Don't include pictures. Quote the lines below from the first through the line that contains "from matplotlib.transforms import".
━━━━━ DATA LINES
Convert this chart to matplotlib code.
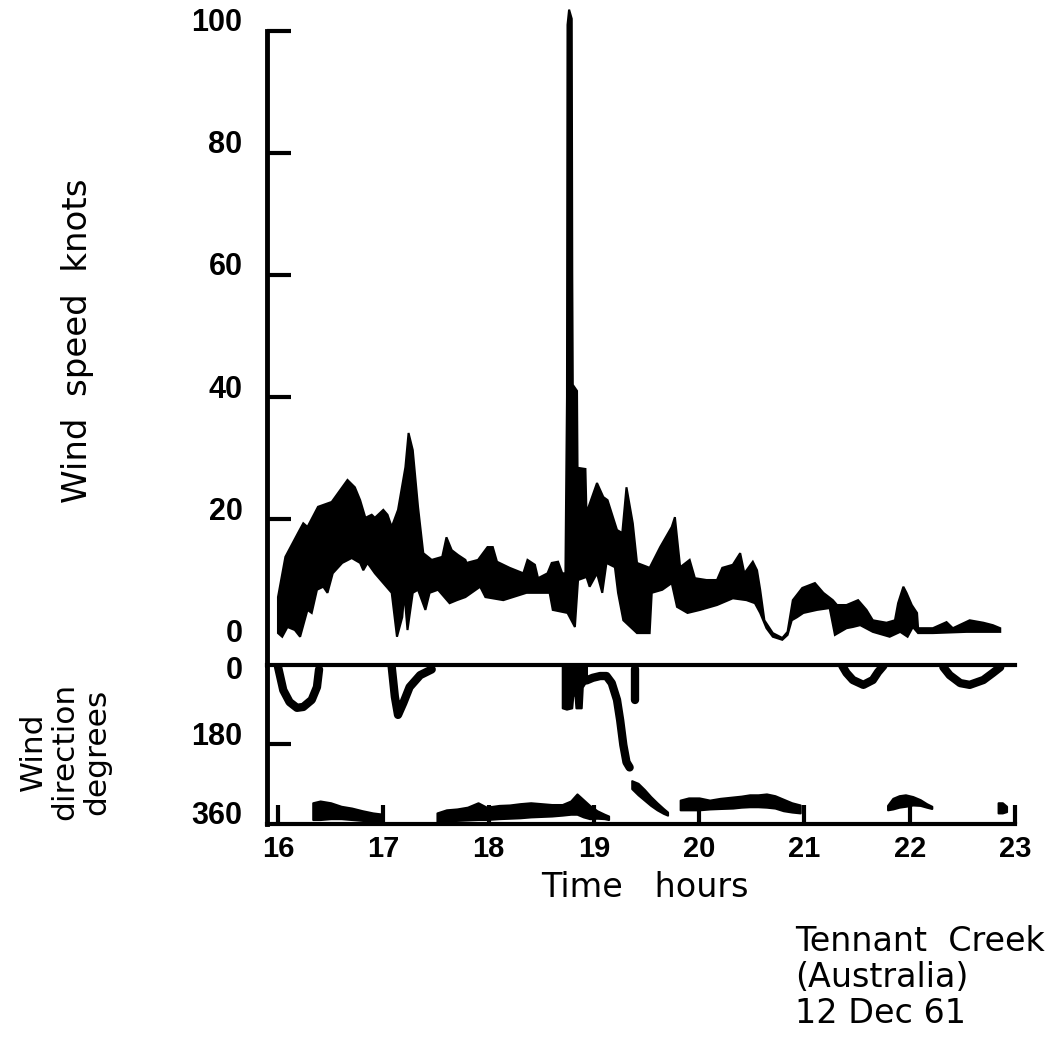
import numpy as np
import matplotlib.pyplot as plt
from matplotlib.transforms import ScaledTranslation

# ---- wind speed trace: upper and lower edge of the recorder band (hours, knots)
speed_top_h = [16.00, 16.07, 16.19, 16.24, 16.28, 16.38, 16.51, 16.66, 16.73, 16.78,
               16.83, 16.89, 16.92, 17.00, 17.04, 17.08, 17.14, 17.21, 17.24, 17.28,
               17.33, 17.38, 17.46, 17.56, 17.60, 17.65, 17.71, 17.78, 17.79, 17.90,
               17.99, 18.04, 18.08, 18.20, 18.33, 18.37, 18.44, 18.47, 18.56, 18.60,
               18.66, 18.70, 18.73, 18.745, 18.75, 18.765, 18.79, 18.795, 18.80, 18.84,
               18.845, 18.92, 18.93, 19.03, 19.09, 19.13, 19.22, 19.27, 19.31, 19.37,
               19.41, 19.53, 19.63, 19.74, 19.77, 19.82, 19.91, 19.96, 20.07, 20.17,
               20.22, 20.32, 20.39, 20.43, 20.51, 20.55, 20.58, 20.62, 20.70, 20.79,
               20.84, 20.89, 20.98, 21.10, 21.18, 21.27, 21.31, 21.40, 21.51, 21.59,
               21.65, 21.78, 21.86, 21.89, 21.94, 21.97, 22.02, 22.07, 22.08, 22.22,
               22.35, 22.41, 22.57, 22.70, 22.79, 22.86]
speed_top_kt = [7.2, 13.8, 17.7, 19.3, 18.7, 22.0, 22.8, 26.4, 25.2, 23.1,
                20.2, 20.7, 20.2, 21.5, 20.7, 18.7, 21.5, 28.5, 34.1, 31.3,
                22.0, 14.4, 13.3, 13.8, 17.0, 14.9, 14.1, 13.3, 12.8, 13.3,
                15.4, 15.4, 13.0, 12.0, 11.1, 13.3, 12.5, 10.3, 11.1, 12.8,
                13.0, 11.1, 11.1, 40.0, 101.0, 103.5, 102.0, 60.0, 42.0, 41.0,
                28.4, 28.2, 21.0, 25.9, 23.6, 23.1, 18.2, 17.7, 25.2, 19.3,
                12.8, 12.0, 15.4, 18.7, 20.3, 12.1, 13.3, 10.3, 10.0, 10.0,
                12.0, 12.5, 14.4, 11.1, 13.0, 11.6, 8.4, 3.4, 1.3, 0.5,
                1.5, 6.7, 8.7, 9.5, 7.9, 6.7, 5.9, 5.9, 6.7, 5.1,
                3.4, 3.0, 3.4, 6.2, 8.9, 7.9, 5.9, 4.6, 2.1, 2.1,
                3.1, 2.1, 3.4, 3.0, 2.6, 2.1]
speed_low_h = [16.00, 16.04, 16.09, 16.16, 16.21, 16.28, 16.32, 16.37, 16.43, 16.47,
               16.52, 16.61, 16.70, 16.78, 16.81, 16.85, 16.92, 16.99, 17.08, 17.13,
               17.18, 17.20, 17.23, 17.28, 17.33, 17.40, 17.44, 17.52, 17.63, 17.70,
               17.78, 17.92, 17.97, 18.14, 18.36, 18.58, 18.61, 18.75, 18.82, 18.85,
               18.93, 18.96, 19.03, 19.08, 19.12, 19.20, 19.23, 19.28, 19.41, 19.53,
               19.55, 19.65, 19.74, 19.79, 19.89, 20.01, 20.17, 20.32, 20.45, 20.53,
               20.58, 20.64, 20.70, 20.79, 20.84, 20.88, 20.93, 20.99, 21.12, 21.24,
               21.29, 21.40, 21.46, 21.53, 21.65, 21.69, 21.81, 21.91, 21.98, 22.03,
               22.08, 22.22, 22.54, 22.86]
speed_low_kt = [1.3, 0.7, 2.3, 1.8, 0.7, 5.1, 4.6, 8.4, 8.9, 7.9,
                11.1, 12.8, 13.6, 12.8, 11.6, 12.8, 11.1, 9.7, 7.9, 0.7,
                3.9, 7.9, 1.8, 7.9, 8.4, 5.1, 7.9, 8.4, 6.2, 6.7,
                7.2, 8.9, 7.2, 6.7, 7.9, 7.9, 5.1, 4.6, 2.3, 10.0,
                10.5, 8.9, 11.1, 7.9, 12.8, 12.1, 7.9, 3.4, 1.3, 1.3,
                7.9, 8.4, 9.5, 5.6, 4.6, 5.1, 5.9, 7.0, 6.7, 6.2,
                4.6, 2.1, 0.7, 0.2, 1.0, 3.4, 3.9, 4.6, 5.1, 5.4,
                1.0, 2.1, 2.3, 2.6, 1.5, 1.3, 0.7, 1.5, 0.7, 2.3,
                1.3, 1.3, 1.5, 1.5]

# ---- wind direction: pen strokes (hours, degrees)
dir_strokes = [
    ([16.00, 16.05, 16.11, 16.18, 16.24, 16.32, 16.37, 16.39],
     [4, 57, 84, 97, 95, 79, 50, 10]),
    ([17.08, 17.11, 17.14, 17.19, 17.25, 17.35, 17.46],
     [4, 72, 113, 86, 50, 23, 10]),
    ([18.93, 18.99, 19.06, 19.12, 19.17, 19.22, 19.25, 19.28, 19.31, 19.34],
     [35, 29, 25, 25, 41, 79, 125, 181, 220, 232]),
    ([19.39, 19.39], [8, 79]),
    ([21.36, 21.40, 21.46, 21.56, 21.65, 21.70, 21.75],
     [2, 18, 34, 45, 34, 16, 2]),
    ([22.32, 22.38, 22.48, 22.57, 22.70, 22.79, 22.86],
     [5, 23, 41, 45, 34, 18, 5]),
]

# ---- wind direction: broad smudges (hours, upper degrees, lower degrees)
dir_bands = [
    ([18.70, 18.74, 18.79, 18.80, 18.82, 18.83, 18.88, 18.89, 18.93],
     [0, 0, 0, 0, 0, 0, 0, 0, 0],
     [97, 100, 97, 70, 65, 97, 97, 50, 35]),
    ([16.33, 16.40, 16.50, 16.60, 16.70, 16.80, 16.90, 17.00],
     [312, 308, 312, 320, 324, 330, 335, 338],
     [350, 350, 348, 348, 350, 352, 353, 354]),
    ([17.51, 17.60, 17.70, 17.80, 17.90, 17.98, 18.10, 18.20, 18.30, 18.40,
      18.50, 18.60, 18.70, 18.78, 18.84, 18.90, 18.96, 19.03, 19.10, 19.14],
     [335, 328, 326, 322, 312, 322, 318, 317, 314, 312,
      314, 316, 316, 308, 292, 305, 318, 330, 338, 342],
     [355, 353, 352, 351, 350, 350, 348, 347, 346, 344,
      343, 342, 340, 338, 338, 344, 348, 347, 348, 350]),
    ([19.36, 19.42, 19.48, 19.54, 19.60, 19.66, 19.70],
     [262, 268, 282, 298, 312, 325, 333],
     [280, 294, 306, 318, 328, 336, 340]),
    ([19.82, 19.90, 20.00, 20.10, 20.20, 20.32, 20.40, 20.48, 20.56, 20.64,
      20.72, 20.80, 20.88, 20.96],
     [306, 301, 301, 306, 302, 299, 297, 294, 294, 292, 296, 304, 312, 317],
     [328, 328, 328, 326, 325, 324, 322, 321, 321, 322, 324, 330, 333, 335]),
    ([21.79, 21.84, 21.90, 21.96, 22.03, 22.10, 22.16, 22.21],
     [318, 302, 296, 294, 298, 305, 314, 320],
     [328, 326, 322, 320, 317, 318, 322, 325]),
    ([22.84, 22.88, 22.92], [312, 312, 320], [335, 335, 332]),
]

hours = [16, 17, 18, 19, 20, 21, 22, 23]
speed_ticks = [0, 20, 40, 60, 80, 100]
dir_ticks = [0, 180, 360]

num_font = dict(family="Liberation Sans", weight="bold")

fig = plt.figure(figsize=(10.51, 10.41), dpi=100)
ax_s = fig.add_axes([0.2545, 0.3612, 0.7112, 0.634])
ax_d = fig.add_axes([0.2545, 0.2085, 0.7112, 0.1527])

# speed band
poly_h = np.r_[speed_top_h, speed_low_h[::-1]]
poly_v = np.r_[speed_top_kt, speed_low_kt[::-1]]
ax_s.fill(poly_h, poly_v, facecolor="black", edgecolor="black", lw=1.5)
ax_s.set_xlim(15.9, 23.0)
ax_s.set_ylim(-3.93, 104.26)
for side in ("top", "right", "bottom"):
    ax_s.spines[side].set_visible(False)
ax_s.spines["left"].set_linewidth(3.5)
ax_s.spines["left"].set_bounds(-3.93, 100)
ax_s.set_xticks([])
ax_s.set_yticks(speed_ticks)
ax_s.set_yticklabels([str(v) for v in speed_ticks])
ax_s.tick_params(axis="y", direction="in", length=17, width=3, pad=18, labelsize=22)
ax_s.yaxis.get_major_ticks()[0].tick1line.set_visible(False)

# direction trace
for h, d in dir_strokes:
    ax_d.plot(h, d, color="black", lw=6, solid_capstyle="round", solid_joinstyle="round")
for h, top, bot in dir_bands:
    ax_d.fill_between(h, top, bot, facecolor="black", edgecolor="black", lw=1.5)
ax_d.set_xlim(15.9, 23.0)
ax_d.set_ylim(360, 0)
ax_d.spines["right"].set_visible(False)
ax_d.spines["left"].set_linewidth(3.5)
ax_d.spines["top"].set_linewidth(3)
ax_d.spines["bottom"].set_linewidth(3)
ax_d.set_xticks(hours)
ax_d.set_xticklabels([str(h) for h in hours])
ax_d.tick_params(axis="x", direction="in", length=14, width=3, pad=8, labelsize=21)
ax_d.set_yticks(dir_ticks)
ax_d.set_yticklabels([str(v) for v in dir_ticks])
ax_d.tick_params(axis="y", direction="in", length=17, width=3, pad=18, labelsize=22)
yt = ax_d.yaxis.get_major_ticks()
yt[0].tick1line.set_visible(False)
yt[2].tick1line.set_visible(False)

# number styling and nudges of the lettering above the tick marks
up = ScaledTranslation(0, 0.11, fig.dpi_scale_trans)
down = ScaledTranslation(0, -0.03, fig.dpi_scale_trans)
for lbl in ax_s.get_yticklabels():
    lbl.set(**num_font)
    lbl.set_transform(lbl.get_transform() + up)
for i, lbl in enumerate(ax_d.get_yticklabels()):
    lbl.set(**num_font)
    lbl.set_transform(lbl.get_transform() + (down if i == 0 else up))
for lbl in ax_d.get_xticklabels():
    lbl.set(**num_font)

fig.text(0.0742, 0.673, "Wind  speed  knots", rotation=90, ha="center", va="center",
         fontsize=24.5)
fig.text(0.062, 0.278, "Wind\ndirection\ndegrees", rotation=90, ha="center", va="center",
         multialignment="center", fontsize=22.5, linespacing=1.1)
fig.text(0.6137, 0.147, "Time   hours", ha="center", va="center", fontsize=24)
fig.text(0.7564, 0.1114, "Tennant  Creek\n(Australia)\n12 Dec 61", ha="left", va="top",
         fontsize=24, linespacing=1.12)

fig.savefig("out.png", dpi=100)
━━━━━━━━━━
• **TASK RESPONSE**:
Convert this chart to matplotlib code.
import numpy as np
import matplotlib.pyplot as plt
from matplotlib.transforms import ScaledTranslation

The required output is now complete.